Among these are the need to build two bridges, one across the fast flowing Ravi, and another, across a seasonal tributary of the Ravi, Begh Baein. The Ravi is about 1,200 ft and the Begh Baein about 400 ft in breadth. Both are in Pakistan.
Pakistan will have to find a way to bridge the two water bodies before next year’s celebrations to mark the 550th birth anniversary of Guru Nanak. No details are available on how it will go about doing this although, on November 28, at the groundbreaking ceremony for the Pakistan end of the corridor, Prime Minister Imran Khan said: “The next year you come here, you will find every kind of facilities.”
India and Pakistan have to also to work out the modalities of documentation needed by pilgrims and the security protocol to visit the shrine. People familiar with the matter say that in all likelihood, the Kartarpur Corridor will be something like the Wagah-Artari border where a daily ceremony is held to mark the lowering of the flags and is attended by thousands on both sides of the border.
“The Wagah-Attari border is also manned by us. We have been doing this task on a large scale along the Attari-Wagah border crossing in Punjab for ages. This (Kartarpur corridor) is not a difficult thing to handle,” Border Security Force director general Rajnikath Mishra said. On average 100-150 people cross this border every day, entering or exiting India.

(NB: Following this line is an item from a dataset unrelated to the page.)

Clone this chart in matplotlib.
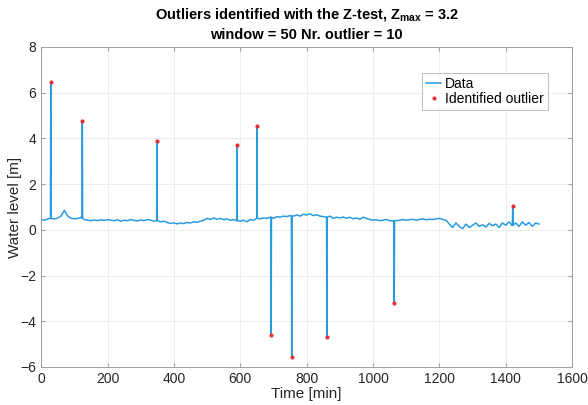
import numpy as np
import matplotlib
matplotlib.use("Agg")
import matplotlib.pyplot as plt

plt.rcParams['font.family'] = ['Liberation Sans', 'DejaVu Sans']
plt.rcParams['mathtext.fontset'] = 'custom'
plt.rcParams['mathtext.rm'] = 'Liberation Sans:bold'
plt.rcParams['mathtext.bf'] = 'Liberation Sans:bold'

# water level, one value every 10 min (0 ... 1500)
step = 10
level = [
    0.45, 0.42, 0.48,
    0.50, 0.47, 0.52, 0.60,
    0.85, 0.60, 0.50, 0.48, 0.50, 0.55,
    0.45, 0.42, 0.40, 0.43, 0.40, 0.44, 0.41, 0.45,
    0.42, 0.40, 0.44, 0.38, 0.42, 0.40, 0.45, 0.41, 0.39, 0.43, 0.40, 0.45, 0.42, 0.38,
    0.40, 0.35, 0.38, 0.32,
    0.28, 0.30, 0.26, 0.30, 0.27, 0.32, 0.30, 0.35, 0.33,
    0.38, 0.42, 0.50, 0.45, 0.52, 0.46, 0.50, 0.44, 0.48, 0.42, 0.45, 0.40,
    0.38, 0.42, 0.35, 0.45, 0.42, 0.50,
    0.48, 0.52, 0.50, 0.55, 0.50, 0.58, 0.55, 0.60, 0.58, 0.62, 0.60, 0.65, 0.60,
    0.68, 0.65, 0.70, 0.62, 0.66, 0.60, 0.58, 0.55, 0.60, 0.50, 0.55, 0.52,
    0.56, 0.50, 0.55, 0.48, 0.52, 0.46, 0.55, 0.50, 0.45, 0.42, 0.44, 0.40, 0.42, 0.45, 0.40, 0.38,
    0.40, 0.42, 0.45, 0.42, 0.44, 0.46, 0.42, 0.45, 0.48, 0.44, 0.46, 0.45, 0.48, 0.50, 0.45, 0.42,
    0.25, 0.10, 0.30, 0.15, 0.05, 0.25, 0.10, 0.20, 0.30, 0.15, 0.22, 0.12, 0.28, 0.18,
    0.25, 0.10, 0.30, 0.20, 0.35, 0.18, 0.30, 0.15, 0.35, 0.20, 0.32, 0.15, 0.30, 0.25,
]

# identified outliers
out_t = [29, 124, 349, 590, 650, 693, 755, 861, 1064, 1421]
out_y = [6.45, 4.74, 3.89, 3.72, 4.56, -4.62, -5.58, -4.71, -3.22, 1.05]
# water level just next to each outlier
out_base = [0.50, 0.50, 0.40, 0.40, 0.50, 0.55, 0.60, 0.55, 0.40, 0.20]

time_base = np.arange(len(level)) * step
ot = np.array(out_t)
t_all = np.concatenate([time_base, ot - 1, ot, ot + 1])
y_all = np.concatenate([level, out_base, out_y, out_base])
order = np.argsort(t_all, kind='stable')
t_all = t_all[order]
y_all = y_all[order]

fig = plt.figure(figsize=(5.88, 4.05), dpi=100)
ax = fig.add_axes([0.070, 0.094, 0.903, 0.790])

ax.plot(t_all, y_all, color='#2a9be2', lw=1.1, label='Data')
ax.plot(out_t, out_y, ls='none', marker='o', ms=2.0, color='#e2323c',
        label='Identified outlier')

ax.set_xlim(0, 1600)
ax.set_ylim(-6, 8)
ax.set_xticks(np.arange(0, 1601, 200))
ax.set_yticks(np.arange(-6, 9, 2))
ax.grid(True, color='#ececec', lw=0.7)
ax.set_axisbelow(True)
for s in ax.spines.values():
    s.set_color('#a0a0a0')
    s.set_linewidth(0.7)
ax.tick_params(direction='in', length=3, top=True, right=True,
               color='#a0a0a0', labelsize=10, labelcolor='#262626')

ax.set_xlabel('Time [min]', fontsize=11, color='#262626', labelpad=1)
ax.set_ylabel('Water level [m]', fontsize=11, color='#262626', labelpad=-1)
ax.set_title('Outliers identified with the Z-test, Z$_{\\rm max}$ = 3.2\n'
             'window = 50 Nr. outlier = 10',
             fontsize=10.5, fontweight='bold', linespacing=1.3, pad=6)

leg = ax.legend(loc='upper right', bbox_to_anchor=(0.955, 0.92), fontsize=10,
                frameon=True, fancybox=False, borderpad=0.3, handlelength=1.1,
                handletextpad=0.3, labelspacing=0.1, borderaxespad=0)
leg.get_frame().set_edgecolor('#b0b0b0')
leg.get_frame().set_linewidth(0.7)

fig.savefig('out.png', dpi=100)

The Indian part of the Kartarpur corridor is being built in two parts with one stretch from Gurdaspur to Dera Nanak Baba and the second stretch from Dera Nanak Baba to the international India-Pakistan border, an official aware of the matter said on condition of anonymity.
“The part from Gurdaspur to Dera Nanak Baba is a 48 km two-lane paved shoulder road which has already been tendered and awarded and on which work has begun. The other is a four-lane 4.5 km stretch from Dera Nanak Baba to the international border which was not part of our national highway. We have to develop it more like a tourist corridor. We are planning to build sculptures with details of Guru Nanak’s life along this. We have to make it till the international border beyond which the Pakistani side will take over. We will make it just like the way the Wagah border at Attari is built; the same structure with the gates, etc. The security and immigration will be taken care of by the home ministry,” added this person, a senior official at the ministry of road transport and highways.

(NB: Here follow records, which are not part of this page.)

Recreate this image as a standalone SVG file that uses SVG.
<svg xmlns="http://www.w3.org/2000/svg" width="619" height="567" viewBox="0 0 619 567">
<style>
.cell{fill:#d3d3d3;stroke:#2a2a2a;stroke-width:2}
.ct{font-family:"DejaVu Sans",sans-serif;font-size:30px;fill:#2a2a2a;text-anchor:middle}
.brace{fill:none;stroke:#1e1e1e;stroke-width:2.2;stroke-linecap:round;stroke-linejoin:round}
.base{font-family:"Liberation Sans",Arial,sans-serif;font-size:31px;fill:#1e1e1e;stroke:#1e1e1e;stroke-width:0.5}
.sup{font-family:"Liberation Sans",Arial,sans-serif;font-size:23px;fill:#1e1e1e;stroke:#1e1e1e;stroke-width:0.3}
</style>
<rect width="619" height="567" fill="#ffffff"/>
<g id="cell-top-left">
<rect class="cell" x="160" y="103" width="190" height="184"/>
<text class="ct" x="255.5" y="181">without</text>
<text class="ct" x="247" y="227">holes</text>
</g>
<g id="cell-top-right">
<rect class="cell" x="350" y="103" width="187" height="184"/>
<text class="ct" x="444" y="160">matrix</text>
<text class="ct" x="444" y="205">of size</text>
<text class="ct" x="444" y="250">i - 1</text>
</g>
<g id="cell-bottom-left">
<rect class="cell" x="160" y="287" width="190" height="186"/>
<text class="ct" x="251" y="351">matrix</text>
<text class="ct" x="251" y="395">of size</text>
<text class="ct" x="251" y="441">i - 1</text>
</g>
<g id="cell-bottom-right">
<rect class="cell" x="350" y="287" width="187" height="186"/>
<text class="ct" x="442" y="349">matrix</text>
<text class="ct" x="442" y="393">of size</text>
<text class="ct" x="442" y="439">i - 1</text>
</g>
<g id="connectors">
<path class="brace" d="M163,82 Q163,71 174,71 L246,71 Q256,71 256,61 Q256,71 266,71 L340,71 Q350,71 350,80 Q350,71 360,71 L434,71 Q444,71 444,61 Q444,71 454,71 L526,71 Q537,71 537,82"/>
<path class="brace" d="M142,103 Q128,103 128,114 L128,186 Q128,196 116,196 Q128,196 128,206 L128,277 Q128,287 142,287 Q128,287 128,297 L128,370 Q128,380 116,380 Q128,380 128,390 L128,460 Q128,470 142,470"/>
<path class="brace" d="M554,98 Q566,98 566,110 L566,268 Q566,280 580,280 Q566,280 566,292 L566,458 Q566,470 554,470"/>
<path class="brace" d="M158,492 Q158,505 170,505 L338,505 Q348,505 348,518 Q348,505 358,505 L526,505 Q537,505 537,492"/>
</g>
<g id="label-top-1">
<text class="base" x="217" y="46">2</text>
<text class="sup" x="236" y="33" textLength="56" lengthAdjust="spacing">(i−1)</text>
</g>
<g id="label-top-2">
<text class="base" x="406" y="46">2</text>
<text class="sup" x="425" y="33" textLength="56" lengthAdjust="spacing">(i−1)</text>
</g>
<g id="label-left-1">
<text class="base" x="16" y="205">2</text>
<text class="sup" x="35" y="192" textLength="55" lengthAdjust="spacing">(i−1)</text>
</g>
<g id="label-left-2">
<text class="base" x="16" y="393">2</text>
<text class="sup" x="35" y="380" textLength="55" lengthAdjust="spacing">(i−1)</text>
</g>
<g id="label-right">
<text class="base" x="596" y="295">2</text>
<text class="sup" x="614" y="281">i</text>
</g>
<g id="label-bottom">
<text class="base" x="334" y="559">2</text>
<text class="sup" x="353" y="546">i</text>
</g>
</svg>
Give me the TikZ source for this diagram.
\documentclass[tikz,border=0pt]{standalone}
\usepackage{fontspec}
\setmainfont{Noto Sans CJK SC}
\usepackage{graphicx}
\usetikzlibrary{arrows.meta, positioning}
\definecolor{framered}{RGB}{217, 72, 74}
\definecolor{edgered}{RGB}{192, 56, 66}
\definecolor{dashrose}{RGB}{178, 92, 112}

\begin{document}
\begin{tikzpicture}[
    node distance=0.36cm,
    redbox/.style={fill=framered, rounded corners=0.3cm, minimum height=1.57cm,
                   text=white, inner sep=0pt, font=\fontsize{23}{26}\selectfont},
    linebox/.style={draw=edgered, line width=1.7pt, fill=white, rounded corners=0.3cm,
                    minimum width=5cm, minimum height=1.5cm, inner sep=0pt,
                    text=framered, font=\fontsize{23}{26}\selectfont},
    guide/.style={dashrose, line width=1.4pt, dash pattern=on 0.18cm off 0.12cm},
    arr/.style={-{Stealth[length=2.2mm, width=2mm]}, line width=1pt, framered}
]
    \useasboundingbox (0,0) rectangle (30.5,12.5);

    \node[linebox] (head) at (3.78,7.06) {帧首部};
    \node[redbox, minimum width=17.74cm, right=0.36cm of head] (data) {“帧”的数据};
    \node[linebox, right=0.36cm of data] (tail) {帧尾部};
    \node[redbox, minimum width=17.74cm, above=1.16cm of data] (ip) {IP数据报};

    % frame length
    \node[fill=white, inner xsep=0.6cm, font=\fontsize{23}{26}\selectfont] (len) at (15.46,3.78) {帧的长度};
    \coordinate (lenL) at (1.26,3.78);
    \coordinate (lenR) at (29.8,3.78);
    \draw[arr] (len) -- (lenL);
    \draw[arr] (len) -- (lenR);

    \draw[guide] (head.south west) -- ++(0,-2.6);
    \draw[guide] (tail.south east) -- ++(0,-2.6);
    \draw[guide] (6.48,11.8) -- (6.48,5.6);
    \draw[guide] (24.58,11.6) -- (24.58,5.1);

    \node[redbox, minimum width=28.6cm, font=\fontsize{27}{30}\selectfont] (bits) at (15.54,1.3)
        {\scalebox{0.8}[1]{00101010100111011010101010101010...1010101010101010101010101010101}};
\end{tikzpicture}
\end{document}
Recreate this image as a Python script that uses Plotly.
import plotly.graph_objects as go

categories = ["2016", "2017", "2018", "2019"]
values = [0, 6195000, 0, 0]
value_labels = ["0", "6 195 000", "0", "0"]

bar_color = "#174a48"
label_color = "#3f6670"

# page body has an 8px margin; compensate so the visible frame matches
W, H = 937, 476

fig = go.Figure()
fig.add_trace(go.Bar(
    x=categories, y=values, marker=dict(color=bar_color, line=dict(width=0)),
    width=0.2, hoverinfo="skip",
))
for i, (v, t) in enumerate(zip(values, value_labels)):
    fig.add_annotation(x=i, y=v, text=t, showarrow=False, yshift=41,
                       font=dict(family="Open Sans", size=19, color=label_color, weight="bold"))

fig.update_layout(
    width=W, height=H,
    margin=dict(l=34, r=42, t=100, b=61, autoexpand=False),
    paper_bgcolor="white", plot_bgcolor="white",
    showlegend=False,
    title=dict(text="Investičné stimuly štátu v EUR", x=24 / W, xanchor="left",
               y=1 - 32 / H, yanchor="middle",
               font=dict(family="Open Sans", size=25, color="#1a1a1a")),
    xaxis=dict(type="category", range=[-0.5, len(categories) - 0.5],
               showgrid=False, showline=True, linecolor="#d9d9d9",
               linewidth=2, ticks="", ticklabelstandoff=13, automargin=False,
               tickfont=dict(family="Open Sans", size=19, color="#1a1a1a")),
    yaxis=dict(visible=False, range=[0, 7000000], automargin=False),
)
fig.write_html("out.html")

At the foundation laying ceremony of the Indian end of the corridor on November 26, union minister of road transport and highways Nitin Gadkari announced that the corridor would be completed in four months.
“We have to first acquire the land (for the 4.5 km stretch) from the state government, after which the construction contract will be awarded. If the cost is not much we might club it with the first national highway package,” the road transport ministry official added.
An official at the National Highways Authority of India who asked not to be identified said that details of the land required are being worked out and that the blueprint for the 4.5 km stretch is yet to be finalized.
India and Pakistan announced on November 15 that they would build corridors on their respective sides to let Sikh pilgrims visit the holy shrine without a visa,allowing them to effectively walk across the border and back.